Abstract

Thermal convection driven by internal heat sources and sinks was recently shown experimentally to exhibit the mixing-length, or "ultimate", scaling-regime: the Nusselt number $Nu$ (dimensionless heat flux) increases as the square-root of the Rayleigh-number $Ra$ (dimensionless internal temperature difference). While for standard Rayleigh-B\'enard convection this scaling regime was proven to be a rigorous upper bound on the Nusselt number, we show that this is not so for convection driven by internal sources and sinks. To wit, we introduce an asymptotic expansion to derive steady nonlinear solutions in the limit of large $Ra_Q$, the Rayleigh-number based on the strength of the heat source.
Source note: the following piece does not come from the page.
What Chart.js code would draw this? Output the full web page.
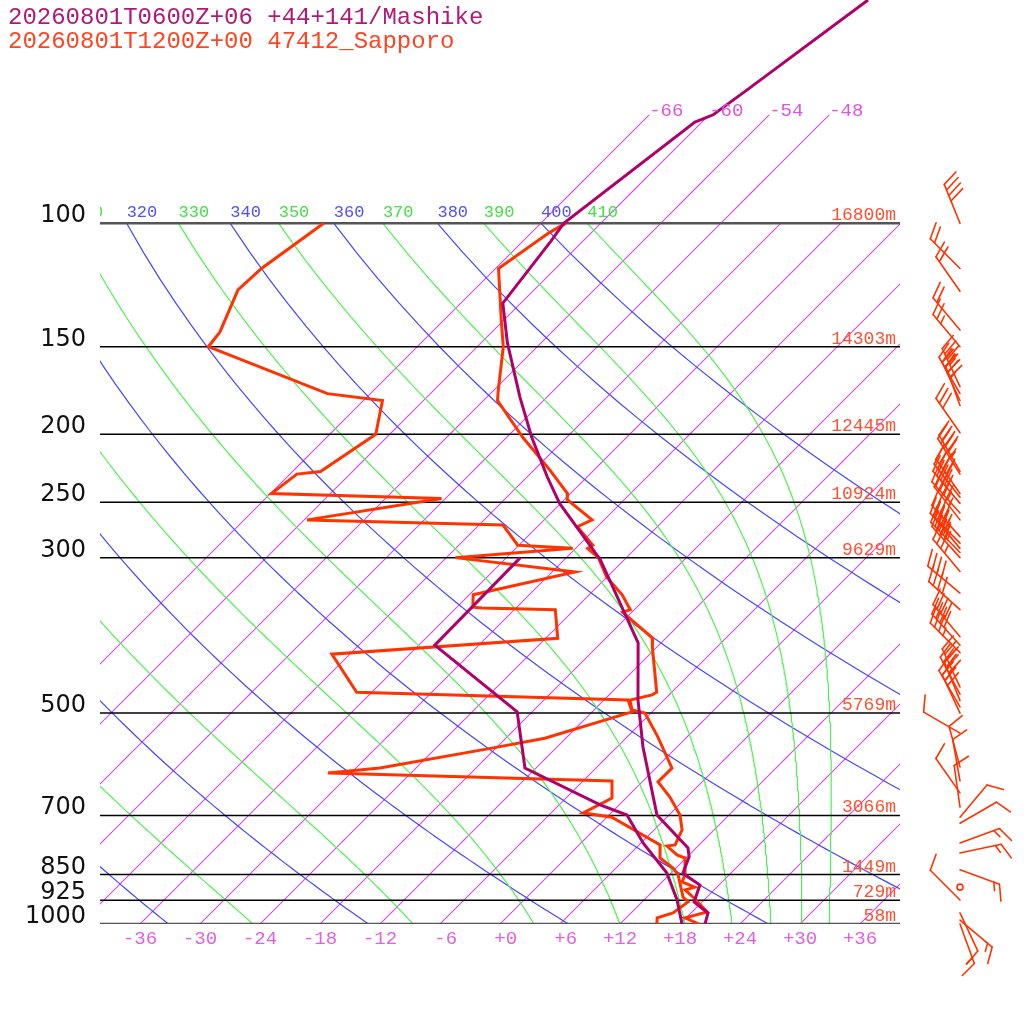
<!DOCTYPE html>
<html lang="en">
<head>
<meta charset="UTF-8">
<title>Skew-T Mashike / Sapporo</title>
<script src="https://cdn.jsdelivr.net/npm/chart.js"></script>
<style>
    html, body { margin: 0; padding: 0; background: #fff; }
    #wrap { width: 1024px; height: 1024px; }
</style>
</head>
<body>
<div id="wrap"><canvas id="skewt" width="1024" height="1024"></canvas></div>
<script>
// Mashike (model run) temperature and dewpoint, hPa / degC
const mashikeTempP = [48, 64.5, 70, 71.7, 100, 106, 130, 148, 177, 202, 230, 251, 302, 397, 479, 559, 699, 779, 802, 846, 880, 930, 964.5, 1000];
const mashikeTempT = [-55.6, -58.7, -59.6, -60.7, -63.7, -63.2, -61.8, -57.4, -50.7, -45.5, -40.0, -36.1, -26.4, -14.3, -8.6, -3.4, 4.8, 11.2, 12.2, 13.2, 16.1, 17.2, 19.7, 20.5];
const mashikeDewP = [300, 400, 498, 599, 676, 699, 766, 846, 924, 1000];
const mashikeDewT = [-34.6, -34.4, -19.5, -13.1, -1.9, 1.8, 6.2, 11.6, 15.3, 18.2];

// Sapporo 47412 radiosonde
const sapporoTempP = [100, 103, 116, 139, 150, 174, 179, 202, 225, 243, 248, 265, 271, 288, 291, 300, 320, 339, 356, 359, 391, 402, 467, 471, 479, 495, 500, 541, 599, 627, 659, 699, 734, 771, 774, 797, 805, 851, 871, 886, 894, 918, 961, 980, 1000];
const sapporoTempT = [-63.5, -64.2, -65.7, -59.9, -57.4, -53.4, -52.6, -46.4, -40.4, -36.3, -35.7, -31.2, -32.0, -28.6, -28.8, -26.8, -24.0, -20.7, -18.4, -18.9, -13.3, -12.5, -7.5, -7.7, -9.4, -8.2, -6.6, -2.9, 1.6, 1.6, 4.3, 7.1, 8.8, 9.6, 8.9, 10.8, 11.9, 13.6, 14.0, 15.8, 15.1, 16.8, 19.5, 17.9, 19.9];
const sapporoDewP = [100, 116, 124.5, 143, 150, 175, 179, 200, 226, 228, 243, 247, 265, 269.5, 288, 291, 300, 314.5, 339, 353, 354, 356, 391, 412, 467, 479, 498, 543, 561, 599, 609, 625, 661, 694, 704, 771, 805, 832, 851, 915, 930, 964.5, 980, 997];
const sapporoDewT = [-87.7, -89.4, -89.6, -87.2, -86.9, -70.3, -64.1, -61.4, -63.2, -65.3, -65.9, -48.4, -59.7, -39.6, -36.1, -30.3, -41.1, -27.7, -35.6, -34.4, -33.4, -25.9, -22.8, -43.8, -37.5, -9.6, -8.0, -14.1, -18.4, -27.6, -32.3, -3.1, -1.4, -2.8, 0.5, 8.1, 9.4, 11.7, 12.9, 15.6, 16.6, 16.2, 15.1, 15.6];

// Sapporo winds: pressure, direction (deg), speed (kt)
const windP = [100, 116, 125, 142, 150, 171, 175, 179, 182, 199, 226, 228, 243, 246, 251, 259, 265, 280, 286, 291, 295, 300, 314, 337, 356, 389, 400, 410, 459, 470, 480, 490, 500, 534, 597, 625, 650, 681, 704, 718, 766, 792, 837, 886, 924, 964, 987, 1000];
const windDir = [338, 315, 325, 320, 320, 335, 330, 335, 340, 325, 330, 328, 325, 322, 320, 318, 322, 318, 315, 320, 316, 318, 320, 310, 312, 320, 318, 315, 335, 332, 338, 330, 335, 300, 345, 350, 325, 352, 40, 60, 70, 78, 110, 0, 315, 155, 130, 160];
const windSpd = [40, 20, 20, 20, 25, 35, 30, 35, 30, 30, 45, 45, 40, 45, 40, 45, 45, 40, 45, 40, 45, 40, 35, 40, 40, 40, 40, 35, 30, 30, 30, 30, 30, 10, 10, 10, 10, 10, 10, 10, 15, 15, 15, 0, 10, 10, 15, 15];

// mandatory levels and their heights
const pressLevels = [100, 150, 200, 250, 300, 500, 700, 850, 925, 1000];
const heightLabels = ['16800m', '14303m', '12445m', '10924m', '9629m', '5769m', '3066m', '1449m', '729m', '58m'];

// background grid
const tempTicks = [-36, -30, -24, -18, -12, -6, 0, 6, 12, 18, 24, 30, 36];
const isotherms = [-66, -60, -54, -48, -42, -36, -30, -24, -18, -12, -6, 0, 6, 12, 18, 24, 30, 36];
const thetaLines = [240, 260, 280, 300, 320, 340, 360, 380, 400];
const thetaELines = [250, 270, 290, 310, 330, 350, 370, 390, 410];
const thetaEStart = [-24.7, -8.7, 3.4, 12.0, 18.5, 23.2, 27.1, 30.2, 32.9]; // degC at 1000 hPa

const SKEW = 30.43;             // degC per ln(p) unit, gives 45 degree isotherms
const Y_TOP = 924 / 304.3;

function lnp(p) { return Math.log(1000 / p); }
function pt(p, t) { return { x: t + SKEW * lnp(p), y: lnp(p) }; }
function series(ps, ts) { return ps.map((p, i) => pt(p, ts[i])); }

// moist adiabat helpers
function satMix(p, tK) {
    const tc = tK - 273.15;
    const es = 6.112 * Math.exp(17.67 * tc / (tc + 243.5));
    return 0.622 * es / (p - es);
}
function moistSlope(p, tK) {
    const rs = satMix(p, tK);
    const Rd = 287.04, cp = 1005.7, Lv = 2.501e6;
    return (Rd * tK + Lv * rs) / (cp + (Lv * Lv * rs * 0.622) / (Rd * tK * tK)) / p;
}
function moistLine(t0) {
    const out = [];
    let p = 1000, tK = t0 + 273.15;
    const dp = -5;
    out.push(pt(p, tK - 273.15));
    while (p > 100.001) {
        const k1 = moistSlope(p, tK);
        const k2 = moistSlope(p + dp / 2, tK + dp / 2 * k1);
        const k3 = moistSlope(p + dp / 2, tK + dp / 2 * k2);
        const k4 = moistSlope(p + dp, tK + dp * k3);
        tK += dp / 6 * (k1 + 2 * k2 + 2 * k3 + k4);
        p += dp;
        out.push(pt(p, tK - 273.15));
    }
    return { data: out, t100: tK - 273.15 };
}

const datasets = [];
function addLine(data, color, width, order) {
    datasets.push({
        data: data, borderColor: color, backgroundColor: color, borderWidth: width, pointRadius: 0,
        showLine: true, fill: false, tension: 0, order: order
    });
}

// soundings
addLine(series(mashikeTempP, mashikeTempT), 'rgb(176,0,106)', 3, 0);
addLine(series(mashikeDewP, mashikeDewT), 'rgb(176,0,106)', 3, 0);
addLine(series(sapporoTempP, sapporoTempT), 'rgb(255,51,0)', 3, 1);
addLine(series(sapporoDewP, sapporoDewT), 'rgb(255,51,0)', 3, 1);

// pressure levels
pressLevels.forEach(p => {
    const edge = (p === 100 || p === 1000);
    addLine([{ x: -40, y: lnp(p) }, { x: 40, y: lnp(p) }], edge ? 'rgb(85,85,85)' : 'rgb(0,0,0)', edge ? 2.5 : 1.5, 2);
});

// pseudo adiabats
const moistTop = {};
thetaELines.forEach((th, i) => {
    const m = moistLine(thetaEStart[i]);
    moistTop[th] = m.t100;
    addLine(m.data, 'rgb(80,240,80)', 1.2, 3);
});

// dry adiabats
const dryTop = {};
thetaLines.forEach(th => {
    const d = [];
    for (let p = 1000; p >= 100; p -= 10) d.push(pt(p, th * Math.pow(p / 1000, 0.2857) - 273.15));
    dryTop[th] = th * Math.pow(0.1, 0.2857) - 273.15;
    addLine(d, 'rgb(70,70,255)', 1.2, 4);
});

// isotherms: the coldest ones reach 70 hPa, the rest stop at 100 hPa
isotherms.forEach(t => {
    const top = t <= -48 ? 70 : 100;
    const d = [];
    for (let p = 1000; p >= top; p -= 10) d.push(pt(p, t));
    d.push(pt(top, t));
    addLine(d, 'rgb(218,72,240)', 1.1, 5);
});

function drawBarb(ctx, x0, y0, dir, spd) {
    if (spd < 2.5) {
        ctx.beginPath();
        ctx.arc(x0, y0, 3, 0, Math.PI * 2);
        ctx.stroke();
        return;
    }
    const a = dir * Math.PI / 180;
    const ux = Math.sin(a), uy = -Math.cos(a);
    const L = 42, F = 17, gap = 6;
    const tx = x0 + ux * L, ty = y0 + uy * L;
    ctx.beginPath();
    ctx.moveTo(x0, y0);
    ctx.lineTo(tx, ty);
    ctx.stroke();
    const r = 65 * Math.PI / 180;
    const fx = ux * Math.cos(r) - uy * Math.sin(r);
    const fy = ux * Math.sin(r) + uy * Math.cos(r);
    let s = Math.round(spd / 5) * 5;
    let pos = 0;
    while (s >= 50) {
        const bx = tx - ux * pos, by = ty - uy * pos;
        ctx.beginPath();
        ctx.moveTo(bx, by);
        ctx.lineTo(bx + fx * F, by + fy * F);
        ctx.lineTo(bx - ux * gap * 1.5, by - uy * gap * 1.5);
        ctx.closePath();
        ctx.fill();
        pos += gap * 1.8;
        s -= 50;
    }
    while (s >= 10) {
        const bx = tx - ux * pos, by = ty - uy * pos;
        ctx.beginPath();
        ctx.moveTo(bx, by);
        ctx.lineTo(bx + fx * F, by + fy * F);
        ctx.stroke();
        pos += gap;
        s -= 10;
    }
    if (s >= 5) {
        if (pos === 0) pos = gap;
        const bx = tx - ux * pos, by = ty - uy * pos;
        ctx.beginPath();
        ctx.moveTo(bx, by);
        ctx.lineTo(bx + fx * F / 2, by + fy * F / 2);
        ctx.stroke();
    }
}

const decorations = {
    id: 'decorations',
    afterDraw(chart) {
        const ctx = chart.ctx;
        const xs = chart.scales.x, ys = chart.scales.y;
        const px = (p, t) => xs.getPixelForValue(t + SKEW * lnp(p));
        const py = p => ys.getPixelForValue(lnp(p));
        ctx.save();

        // title
        ctx.font = '24px "Liberation Mono", monospace';
        ctx.textAlign = 'left';
        ctx.textBaseline = 'alphabetic';
        ctx.fillStyle = '#b0187a';
        ctx.fillText('20260801T0600Z+06 +44+141/Mashike', 8, 24);
        ctx.fillStyle = '#ff4420';
        ctx.fillText('20260801T1200Z+00 47412_Sapporo', 8, 48);

        // pressure labels on the left
        ctx.font = '24px "DejaVu Sans", sans-serif';
        ctx.textAlign = 'right';
        ctx.fillStyle = '#111';
        pressLevels.forEach(p => ctx.fillText(String(p), 86, py(p) - 1));

        // heights on the right
        ctx.font = '18px "Liberation Mono", monospace';
        ctx.fillStyle = '#ff5030';
        pressLevels.forEach((p, i) => ctx.fillText(heightLabels[i], 896, py(p) - 3));

        // temperature ticks under the diagram
        ctx.font = '19px "Liberation Mono", monospace';
        ctx.textAlign = 'center';
        ctx.fillStyle = '#e060e0';
        tempTicks.forEach(t => {
            const s = (t >= 0 ? '+' : '-') + Math.abs(t);
            ctx.fillText(s.padStart(3, ' '), px(1000, t), 944);
        });

        // isotherm labels at the top ends
        ctx.textAlign = 'left';
        ctx.fillStyle = '#dd55dd';
        isotherms.filter(t => t <= -48).forEach(t => ctx.fillText('-' + Math.abs(t), px(70, t), py(70) + 1));

        // adiabat labels along 100 hPa, clipped to the plot
        ctx.save();
        ctx.beginPath();
        ctx.rect(chart.chartArea.left, 150, chart.chartArea.right - chart.chartArea.left, 100);
        ctx.clip();
        ctx.font = '17px "Liberation Mono", monospace';
        ctx.fillStyle = '#5050ff';
        thetaLines.forEach(th => ctx.fillText(String(th), px(100, dryTop[th]), py(100) - 6));
        ctx.fillStyle = '#44e044';
        thetaELines.forEach(th => ctx.fillText(String(th), px(100, moistTop[th]), py(100) - 6));
        ctx.restore();

        // wind barbs
        ctx.strokeStyle = '#ff3300';
        ctx.fillStyle = '#ff3300';
        ctx.lineWidth = 1.6;
        ctx.lineCap = 'round';
        windP.forEach((p, i) => drawBarb(ctx, 960, py(p), windDir[i], windSpd[i]));

        ctx.restore();
    }
};

new Chart(document.getElementById('skewt'), {
    type: 'scatter',
    data: { datasets: datasets },
    options: {
        responsive: false,
        animation: false,
        devicePixelRatio: 1,
        events: [],
        layout: { padding: { left: 100, right: 124, top: 0, bottom: 100 } },
        scales: {
            x: { type: 'linear', min: -40, max: 40, display: false },
            y: { type: 'linear', min: 0, max: Y_TOP, display: false }
        },
        plugins: { legend: { display: false }, tooltip: { enabled: false } }
    },
    plugins: [decorations]
});
</script>
</body>
</html>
We illustrate this procedure for a simple sinusoidal heat source and show that it achieves heat transport enhancement beyond the mixing-length scaling regime: $Nu$ increases linearly with $Ra$ over this branch of solutions. Using rigorous upper bound theory, we prove that the scaling regime $Nu \sim Ra$ of the asymptotic solution corresponds to a maximization of the heat flux subject to simple dynamical constraints, up to a dimensionless prefactor. Not only do 2D numerical simulations confirm the analytical solution for the sinusoidal source, but, more surprisingly, they indicate that it is stable and indeed achieved by the system up to the highest $Ra_Q$ investigated numerically, with a heat transport efficiency orders of magnitude higher than the standard mixing-length estimate.